[Instructions for the task] Write out each line of the listing as it stands, without the images.

[Available data]
____

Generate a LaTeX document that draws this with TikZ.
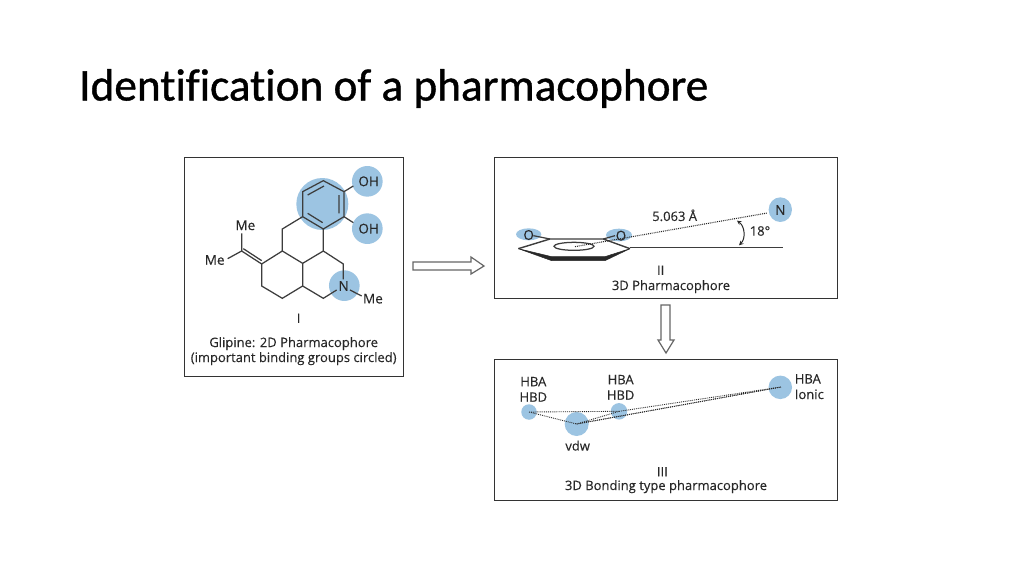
\documentclass[tikz,border=0pt]{standalone}
\usepackage{fontspec}
\setmainfont{Carlito}
\newfontfamily\figfont[FakeBold=0.2]{Open Sans}
\newfontfamily\titlefont[FakeBold=0.9,RawFeature={-liga;-dlig}]{Carlito}
\usetikzlibrary{calc}
\definecolor{blob}{RGB}{156,196,226}
\definecolor{ink}{RGB}{40,40,40}
\tikzset{
  panel/.style={draw=black!80,line width=1pt,fill=white},
  bond/.style={draw=ink!90,line width=1.25pt},
  lab/.style={font=\figfont\fontsize{13}{15}\selectfont,text=ink,inner sep=0pt,align=center},
  atom/.style={lab,font=\figfont\fontsize{13.5}{15}\selectfont},
  dots/.style={draw=ink,line width=0.9pt,densely dotted},
  hollow/.style={draw=black!60,line width=1.2pt,fill=white},
  pt/.style={fill=blob,draw=none,circle,inner sep=0pt}
}
\begin{document}
\begin{tikzpicture}[x=1pt,y=-1pt]
\useasboundingbox (0,0) rectangle (1024,576);
\fill[white] (0,0) rectangle (1024,576);
\node[anchor=base west,inner sep=0pt,text=black] (title) at (79,100.5) {\titlefont\fontsize{45.3}{50}\selectfont Identification of a pharmacophore};
\node[panel,minimum width=219pt,minimum height=219pt,inner sep=0pt] (p1) at (293.5,266.5) {};
\node[panel,minimum width=343.5pt,minimum height=141pt,inner sep=0pt] (p2) at (666,227.5) {};
\node[panel,minimum width=343.5pt,minimum height=141pt,inner sep=0pt] (p3) at (666,429.5) {};
% --- panel I
\begin{scope}[shift={(180,150)},x=0.3333pt,y=-0.3333pt]
\fill[blob] (427,162) circle (78);
\fill[blob] (562,94) circle (46);
\fill[blob] (562,236) circle (46);
\fill[blob] (493,407) circle (46);
\draw[bond] (430,92)--(492,125)--(492,200)--(430,237)--(368,200)--(368,125)--cycle;
\draw[bond] (432,108)--(383,135) (477,135)--(477,190) (383,190)--(428,218);
\draw[bond] (492,125)--(520,108) (492,200)--(520,218);
\draw[bond] (368,200)--(307,237)--(307,303)--(368,340)--(430,303)--(430,237);
\draw[bond] (430,303)--(490,342)--(490,388) (470,420)--(430,445)--(368,408)--(368,340);
\draw[bond] (307,303)--(245,342)--(245,408)--(307,445)--(368,408);
\draw[bond] (245,342)--(185,303) (245,332)--(190,296);
\draw[bond] (185,303)--(185,250) (185,303)--(143,326);
\draw[bond] (510,420)--(545,438);
\node[atom] (oh1) at (566,94) {OH};
\node[atom] (oh2) at (566,236) {OH};
\node[atom] (me1) at (196,226) {Me};
\node[atom] (me2) at (104,330) {Me};
\node[atom] (n1) at (491,408) {N};
\node[atom] (me3) at (579,446) {Me};
\node[lab] (c1a) at (356,505) {I};
\node[lab] (c1b) at (341,581) {Glipine: 2D Pharmacophore};
\node[lab] (c1c) at (341,626) {(important binding groups circled)};
\end{scope}
% --- panel II
\begin{scope}[shift={(490,150)},x=0.3333pt,y=-0.3333pt]
\fill[blob] (116,253) ellipse (38 and 18);
\fill[blob] (387,255) ellipse (39 and 19);
\fill[blob] (871,179) ellipse (35 and 37);
\draw[bond,line width=1.4pt] (85,296)--(180,267)--(340,267)--(420,296);
\draw[fill=ink,draw=ink,line width=0.5pt] (85,296)--(185,320)--(345,320)--(420,296)--(345,332)--(185,332)--cycle;
\draw[bond] (252,289) ellipse (60 and 12);
\draw[bond] (130,257)--(180,267) (340,267)--(375,257);
\draw[bond] (420,292)--(878,292);
\draw[dots,line width=1.1pt] (255,290)--(832,189);
\node[atom] (o1) at (116,255) {O};
\node[atom] (o2) at (393,257) {O};
\node[atom] (n2) at (871,180) {N};
\node[lab] (d) at (554,196) {5.063 Å};
\node[lab] (ang) at (810,243) {18°};
\coordinate (a1) at (741,212);
\coordinate (a2) at (747,286);
\draw[ink,line width=1pt,<->,>=stealth] (a1) to[bend left=50] (a2);
\node[lab] (c2a) at (512,361) {II};
\node[lab] (c2b) at (543,410) {3D Pharmacophore};
\end{scope}
% --- panel III
\begin{scope}[shift={(490,355)},x=0.3333pt,y=-0.3333pt]
\node[pt,minimum size=15.5pt] (b1) at (117,171) {};
\node[pt,minimum size=24pt] (b2) at (260,207) {};
\node[pt,minimum size=16.5pt] (b3) at (387,169) {};
\node[pt,minimum size=23.5pt] (b4) at (871,97) {};
\coordinate (k1) at (117,171);
\coordinate (k2) at (260,207);
\coordinate (k3) at (387,169);
\coordinate (k4) at (873,96);
\draw[dots] (k1)--(k2) (k1)--(k3) (k2)--(k3) (k3)--(k4) (k2)--(k4);
\draw[dots,yshift=0.5pt] (k2)--(k4);
\node[lab] (t1) at (130,103) {HBA\\[0.5pt]HBD};
\node[lab] (t2) at (392,97) {HBA\\[0.5pt]HBD};
\node[lab,align=left] (t3) at (958,95) {HBA\\[0.5pt]Ionic};
\node[lab] (t4) at (263,272) {vdw};
\node[lab] (c3a) at (517,350) {III};
\node[lab] (c3b) at (528,395) {3D Bonding type pharmacophore};
\end{scope}
% --- arrows
\draw[hollow] (413,262)--(471,262)--(471,257)--(484,266)--(471,274)--(471,270)--(413,270)--cycle;
\draw[hollow] (661,305)--(670,305)--(670,340)--(674,340)--(666,353)--(658,340)--(661,340)--cycle;
\end{tikzpicture}
\end{document}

____

[Written response]
Generate a LaTeX document that draws this with TikZ.
\documentclass[tikz,border=0pt]{standalone}
\usepackage{fontspec}
\setmainfont{Carlito}
\newfontfamily\figfont[FakeBold=0.2]{Open Sans}
\newfontfamily\titlefont[FakeBold=0.9,RawFeature={-liga;-dlig}]{Carlito}
\usetikzlibrary{calc}
\definecolor{blob}{RGB}{156,196,226}
\definecolor{ink}{RGB}{40,40,40}
\tikzset{
  panel/.style={draw=black!80,line width=1pt,fill=white},
  bond/.style={draw=ink!90,line width=1.25pt},
  lab/.style={font=\figfont\fontsize{13}{15}\selectfont,text=ink,inner sep=0pt,align=center},
  atom/.style={lab,font=\figfont\fontsize{13.5}{15}\selectfont},
  dots/.style={draw=ink,line width=0.9pt,densely dotted},
  hollow/.style={draw=black!60,line width=1.2pt,fill=white},
  pt/.style={fill=blob,draw=none,circle,inner sep=0pt}
}
\begin{document}
\begin{tikzpicture}[x=1pt,y=-1pt]
\useasboundingbox (0,0) rectangle (1024,576);
\fill[white] (0,0) rectangle (1024,576);
\node[anchor=base west,inner sep=0pt,text=black] (title) at (79,100.5) {\titlefont\fontsize{45.3}{50}\selectfont Identification of a pharmacophore};
\node[panel,minimum width=219pt,minimum height=219pt,inner sep=0pt] (p1) at (293.5,266.5) {};
\node[panel,minimum width=343.5pt,minimum height=141pt,inner sep=0pt] (p2) at (666,227.5) {};
\node[panel,minimum width=343.5pt,minimum height=141pt,inner sep=0pt] (p3) at (666,429.5) {};
% --- panel I
\begin{scope}[shift={(180,150)},x=0.3333pt,y=-0.3333pt]
\fill[blob] (427,162) circle (78);
\fill[blob] (562,94) circle (46);
\fill[blob] (562,236) circle (46);
\fill[blob] (493,407) circle (46);
\draw[bond] (430,92)--(492,125)--(492,200)--(430,237)--(368,200)--(368,125)--cycle;
\draw[bond] (432,108)--(383,135) (477,135)--(477,190) (383,190)--(428,218);
\draw[bond] (492,125)--(520,108) (492,200)--(520,218);
\draw[bond] (368,200)--(307,237)--(307,303)--(368,340)--(430,303)--(430,237);
\draw[bond] (430,303)--(490,342)--(490,388) (470,420)--(430,445)--(368,408)--(368,340);
\draw[bond] (307,303)--(245,342)--(245,408)--(307,445)--(368,408);
\draw[bond] (245,342)--(185,303) (245,332)--(190,296);
\draw[bond] (185,303)--(185,250) (185,303)--(143,326);
\draw[bond] (510,420)--(545,438);
\node[atom] (oh1) at (566,94) {OH};
\node[atom] (oh2) at (566,236) {OH};
\node[atom] (me1) at (196,226) {Me};
\node[atom] (me2) at (104,330) {Me};
\node[atom] (n1) at (491,408) {N};
\node[atom] (me3) at (579,446) {Me};
\node[lab] (c1a) at (356,505) {I};
\node[lab] (c1b) at (341,581) {Glipine: 2D Pharmacophore};
\node[lab] (c1c) at (341,626) {(important binding groups circled)};
\end{scope}
% --- panel II
\begin{scope}[shift={(490,150)},x=0.3333pt,y=-0.3333pt]
\fill[blob] (116,253) ellipse (38 and 18);
\fill[blob] (387,255) ellipse (39 and 19);
\fill[blob] (871,179) ellipse (35 and 37);
\draw[bond,line width=1.4pt] (85,296)--(180,267)--(340,267)--(420,296);
\draw[fill=ink,draw=ink,line width=0.5pt] (85,296)--(185,320)--(345,320)--(420,296)--(345,332)--(185,332)--cycle;
\draw[bond] (252,289) ellipse (60 and 12);
\draw[bond] (130,257)--(180,267) (340,267)--(375,257);
\draw[bond] (420,292)--(878,292);
\draw[dots,line width=1.1pt] (255,290)--(832,189);
\node[atom] (o1) at (116,255) {O};
\node[atom] (o2) at (393,257) {O};
\node[atom] (n2) at (871,180) {N};
\node[lab] (d) at (554,196) {5.063 Å};
\node[lab] (ang) at (810,243) {18°};
\coordinate (a1) at (741,212);
\coordinate (a2) at (747,286);
\draw[ink,line width=1pt,<->,>=stealth] (a1) to[bend left=50] (a2);
\node[lab] (c2a) at (512,361) {II};
\node[lab] (c2b) at (543,410) {3D Pharmacophore};
\end{scope}
% --- panel III
\begin{scope}[shift={(490,355)},x=0.3333pt,y=-0.3333pt]
\node[pt,minimum size=15.5pt] (b1) at (117,171) {};
\node[pt,minimum size=24pt] (b2) at (260,207) {};
\node[pt,minimum size=16.5pt] (b3) at (387,169) {};
\node[pt,minimum size=23.5pt] (b4) at (871,97) {};
\coordinate (k1) at (117,171);
\coordinate (k2) at (260,207);
\coordinate (k3) at (387,169);
\coordinate (k4) at (873,96);
\draw[dots] (k1)--(k2) (k1)--(k3) (k2)--(k3) (k3)--(k4) (k2)--(k4);
\draw[dots,yshift=0.5pt] (k2)--(k4);
\node[lab] (t1) at (130,103) {HBA\\[0.5pt]HBD};
\node[lab] (t2) at (392,97) {HBA\\[0.5pt]HBD};
\node[lab,align=left] (t3) at (958,95) {HBA\\[0.5pt]Ionic};
\node[lab] (t4) at (263,272) {vdw};
\node[lab] (c3a) at (517,350) {III};
\node[lab] (c3b) at (528,395) {3D Bonding type pharmacophore};
\end{scope}
% --- arrows
\draw[hollow] (413,262)--(471,262)--(471,257)--(484,266)--(471,274)--(471,270)--(413,270)--cycle;
\draw[hollow] (661,305)--(670,305)--(670,340)--(674,340)--(666,353)--(658,340)--(661,340)--cycle;
\end{tikzpicture}
\end{document}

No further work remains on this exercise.